In LibreOffice, we are spending a LOT of time trying to remove ununsed and outdated code.

[+] MartinCron|12 years ago|reply
That's what I'm thinking as well. You can't leave land mines lying around and then blame the poor guy who steps on one.

If you find yourself afraid to pull old code out, you've got probably got a combination of technological and cultural problems.

[+] EliRivers|12 years ago|reply
Because time (and money) spent removing old code that's not used right now is time (and money) spent for zero short-term profit increase.
[+] personZ|12 years ago|reply
There are many interesting lessons from this tale, but the conclusion that automated deployment would have saved the day seems a bit of a jump.

Automation does not protect you from either automated devastation, gaps, or human errors. Your automation tools, just as with written instructions, require configuration -- a list of servers, for instance.

Automation can be bullet-proof when it's a continuous deployment situation, but is less reliable when you do infrequent deployments, as such a financial firm does. I say this having been in a firm where we moved from "a list of deployment steps" to "fully automated" for our quarterly builds, and the result was much, much, much worse than it was before. We could certainly have resolved this (for instance having a perfect replica of production), but the amount of delta and work and testing we did on our deployment process vastly, and by several magnitudes, exceeded our manual process.

An observer did not validate the deployment (which should be the case whether automated or not for such a deploy). They ignored critical warning messages sent by the system pre-trading (the system was warning them that it was a SNAFU situation). Systems in a cluster didn't verify versions with each other. Configuration did not demand a version. Most importantly for a system of this sort, they didn't have a trade gateway that they could easily see what the system was doing, and gate abnormal behaviors quickly and easily (such a system should be as simple as possible, the premise being that it's an intermediate step between the decision/action systems and the market. The principal is exactly the same as sending a mass customer mailing to a holding pen for validation to ensure that your macros are correct, people aren't multi-sent, to do throttling, etc).

[+] vacri|12 years ago|reply
The bit that surprised me the most was the lack of killswitch (or a halt or a pause); that a human supervisor couldn't invoke a "holy shit!" button.
[+] rossjudson|12 years ago|reply
This has nothing to do with automation of deployments. Any part of an automated deployment can fail. At scale a single failure cannot be allowed to halt the deployment, either.

This is an architectural mistake.
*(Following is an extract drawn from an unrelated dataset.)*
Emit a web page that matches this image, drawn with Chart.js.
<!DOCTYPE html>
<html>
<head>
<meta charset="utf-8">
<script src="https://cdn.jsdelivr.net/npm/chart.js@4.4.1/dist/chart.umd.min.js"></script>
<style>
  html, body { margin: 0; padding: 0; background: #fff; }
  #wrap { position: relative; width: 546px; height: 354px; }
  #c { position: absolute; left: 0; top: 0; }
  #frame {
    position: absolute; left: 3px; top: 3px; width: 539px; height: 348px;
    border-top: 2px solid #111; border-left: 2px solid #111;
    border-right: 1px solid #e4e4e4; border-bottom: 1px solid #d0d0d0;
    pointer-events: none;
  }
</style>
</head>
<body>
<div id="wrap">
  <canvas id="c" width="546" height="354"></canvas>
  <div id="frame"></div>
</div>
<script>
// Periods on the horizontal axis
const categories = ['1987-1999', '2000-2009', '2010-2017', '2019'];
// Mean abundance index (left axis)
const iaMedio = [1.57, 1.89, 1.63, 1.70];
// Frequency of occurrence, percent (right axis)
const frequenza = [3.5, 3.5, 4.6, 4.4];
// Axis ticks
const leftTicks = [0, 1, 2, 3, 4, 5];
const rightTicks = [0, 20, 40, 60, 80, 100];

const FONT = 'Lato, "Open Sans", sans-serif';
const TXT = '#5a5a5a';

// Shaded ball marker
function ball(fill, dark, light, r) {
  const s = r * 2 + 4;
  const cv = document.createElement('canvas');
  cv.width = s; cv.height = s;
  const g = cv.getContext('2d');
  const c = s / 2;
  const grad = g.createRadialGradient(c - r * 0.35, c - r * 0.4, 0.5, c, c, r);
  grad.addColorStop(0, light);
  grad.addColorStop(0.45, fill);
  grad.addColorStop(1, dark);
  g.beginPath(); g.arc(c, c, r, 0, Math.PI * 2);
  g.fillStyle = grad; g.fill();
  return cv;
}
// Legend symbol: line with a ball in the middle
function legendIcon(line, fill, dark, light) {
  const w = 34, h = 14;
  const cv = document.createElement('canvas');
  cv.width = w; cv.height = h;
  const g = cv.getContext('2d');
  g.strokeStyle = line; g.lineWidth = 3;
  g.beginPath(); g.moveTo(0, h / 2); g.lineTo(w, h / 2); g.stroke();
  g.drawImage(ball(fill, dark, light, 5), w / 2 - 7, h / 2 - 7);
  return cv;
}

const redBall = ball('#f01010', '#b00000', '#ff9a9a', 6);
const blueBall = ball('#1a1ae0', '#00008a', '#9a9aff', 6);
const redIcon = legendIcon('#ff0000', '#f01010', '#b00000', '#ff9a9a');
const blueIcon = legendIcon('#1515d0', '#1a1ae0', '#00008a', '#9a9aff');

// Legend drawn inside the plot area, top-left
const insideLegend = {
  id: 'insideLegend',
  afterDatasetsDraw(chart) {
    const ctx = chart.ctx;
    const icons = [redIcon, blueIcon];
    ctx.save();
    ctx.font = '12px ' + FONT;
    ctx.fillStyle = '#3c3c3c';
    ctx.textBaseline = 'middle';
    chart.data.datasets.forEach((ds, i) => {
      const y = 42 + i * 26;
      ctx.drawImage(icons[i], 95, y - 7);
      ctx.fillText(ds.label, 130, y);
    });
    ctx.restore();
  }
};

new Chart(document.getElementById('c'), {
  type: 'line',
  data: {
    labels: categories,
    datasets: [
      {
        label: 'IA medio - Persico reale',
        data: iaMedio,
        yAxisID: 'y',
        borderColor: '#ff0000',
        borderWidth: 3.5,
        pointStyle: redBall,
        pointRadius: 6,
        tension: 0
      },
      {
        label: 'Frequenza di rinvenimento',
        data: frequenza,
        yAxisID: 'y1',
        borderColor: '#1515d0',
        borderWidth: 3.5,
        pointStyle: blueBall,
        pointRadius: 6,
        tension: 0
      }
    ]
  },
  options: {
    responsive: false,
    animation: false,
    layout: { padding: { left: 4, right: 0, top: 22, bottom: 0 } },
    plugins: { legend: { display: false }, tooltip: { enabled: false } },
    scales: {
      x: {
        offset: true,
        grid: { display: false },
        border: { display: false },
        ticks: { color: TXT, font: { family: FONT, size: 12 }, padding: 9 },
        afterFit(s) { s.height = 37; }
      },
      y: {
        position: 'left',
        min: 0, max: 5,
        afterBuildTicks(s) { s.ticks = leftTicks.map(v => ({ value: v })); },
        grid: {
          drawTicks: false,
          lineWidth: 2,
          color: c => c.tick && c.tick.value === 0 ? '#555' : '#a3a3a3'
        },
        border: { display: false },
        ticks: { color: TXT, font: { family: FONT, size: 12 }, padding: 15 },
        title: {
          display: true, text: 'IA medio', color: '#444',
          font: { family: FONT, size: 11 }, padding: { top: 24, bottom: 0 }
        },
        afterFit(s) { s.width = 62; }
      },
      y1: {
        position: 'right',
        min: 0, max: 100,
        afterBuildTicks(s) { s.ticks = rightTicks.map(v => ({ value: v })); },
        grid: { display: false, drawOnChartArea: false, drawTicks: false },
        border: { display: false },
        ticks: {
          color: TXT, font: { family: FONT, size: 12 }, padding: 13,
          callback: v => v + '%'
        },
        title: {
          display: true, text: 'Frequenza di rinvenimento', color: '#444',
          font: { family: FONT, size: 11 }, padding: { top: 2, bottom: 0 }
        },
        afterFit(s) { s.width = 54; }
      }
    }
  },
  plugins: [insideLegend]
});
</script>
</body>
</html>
Distributed systems must always be able to operate in an environment with a variety of versions, without ill effects.

They repurposed a flag and then failed to test the mixed environment.

Hindsight is 20/20, of course.

[+] MartinCron|12 years ago|reply
Automation can be bullet-proof when it's a continuous deployment situation, but is less reliable when you do infrequent deployments

If your deployment pipeline is fully automated, why aren't you making lots of little deployments? The safest change to make is the smallest change possible, after all.

[+] codr|12 years ago|reply
No rollback plan? Wtf.
[+] micro-ram|12 years ago|reply

  repurposed an old flag
The flag was not OLD since there was still code in the CURRENT code base which COULD use it.
[+] VintageCool|12 years ago|reply
There was live code in the current code base which could use the flag, but it hadn't been active in 8 years.
[+] chollida1|12 years ago|reply
The blog spam isn't necessary. To get the actual findings check out the sec post-mortem located here.

http://www.sec.gov/litigation/admin/2013/34-70694.pdf (PDF warning).

[+] greenyoda|12 years ago|reply
The posted article is much more readable than this SEC document. I wouldn't call it "blog spam" at all. (I'd define "blog spam" as a blog post that links to another article without adding any value.)